L'estampe: medium contestataire 

La dimension politique et subversive de l’estampe au fil  âges est mise en exergue dans la dernière salle d’exposition. La volonté des conservateurs était une fois encore de mélanger les genres et les techniques. 
"Modo de volar" Francisco Goya - Eau-forte, aquatinte et pointe sèche et planche de Rahan dans la même vitrine
 (Odile Morain)

Clin d’œil ironique aux épisodes contestataires, une planche de Rahan publiée dans Pif Gadget est disposée dans la même vitrine que "Modo de Volar" de Goya.

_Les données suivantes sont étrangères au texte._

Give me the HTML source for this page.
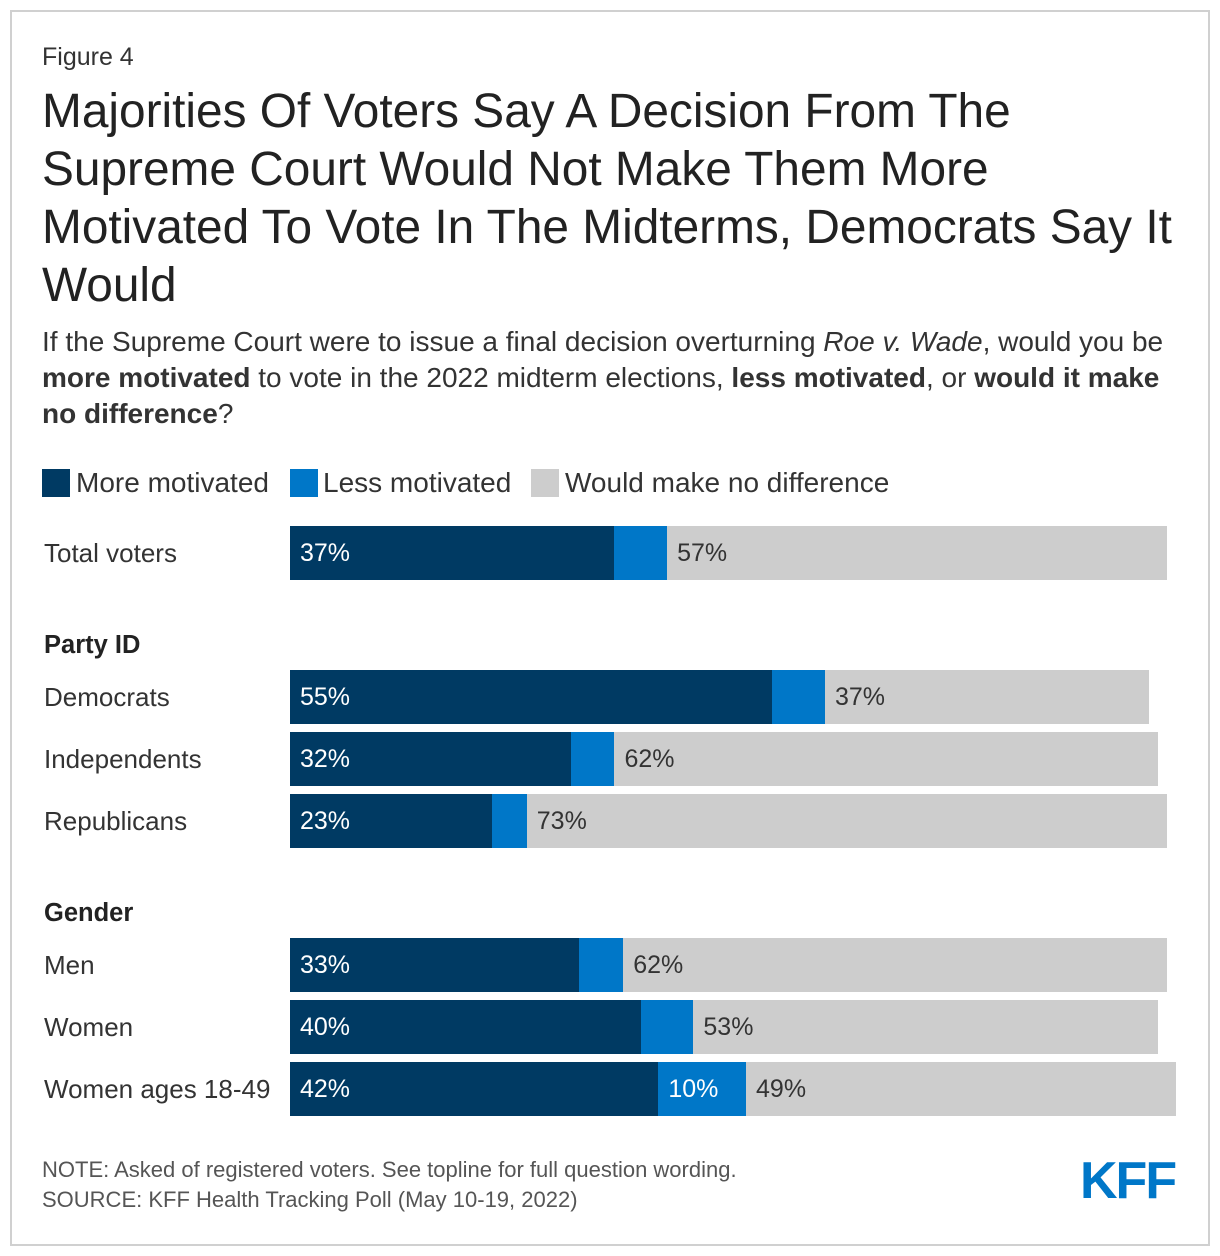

Tout comme les petites photos en noir et blanc de Marcelle Vallet jouxtent l’immense Baaders-Mars d’Onuma Nemon.
Photo de Marcelle Vallet qui retrace la révolte des employés de chez Lip aux côtés l’immense peinture d’Onuma Nemon qui rend hommage à l'activiste Baader
 (Odile Morain)
L’estampe et son lien intime avec les idées révolutionnaires est magnifiée par les nombreuses œuvres de Dürer qui jalonnent toute l’exposition.

Graveur des notables et de l’église, sa pratique de l’estampe était aussi destinée à soulever les masses. 
Pièces appartenant à la série l'Apocalypse d'Albrecht Dürer, vers 1797-1798 - Bois
 (JL Bouchier, BmL)

Entrez dans la matrice par accident

Pour les organisateurs de la rétrospective, la question des techniques de gravures a été au centre du propos. Procédé de reproduction artistique longtemps gardé mystérieux, dans le secret des ateliers, l’estampe se dévoile à travers toutes ses matrices.
Le cimetière de pierres lithographiques
 (Odile Morain)

Pour entrer directement dans le vif du sujet, le visiteur est accueilli par "un cimetière de pierres lithographiques". Petit clin d’œil de conservateur qui met en relation cette technique du multiple avec la destruction programmée des supports. Cyrille Noirjean rappelle à cet effet, que toutes les pierres sont théoriquement détruites. Le parcours ne fait pas l’impasse sur les accidents. Le papier déchiré ou tâché fait aussi partie de l’histoire de l’art.
Lucie Chaumont. Extraction-Fossile Collections de l'URDLA
 (URDLA)

Lithographie, Eaux-fortes, aquatintes, xylogravure, burin, mais aussi photographie, une multitude de techniques permettent de mettre en exergue l’estampe.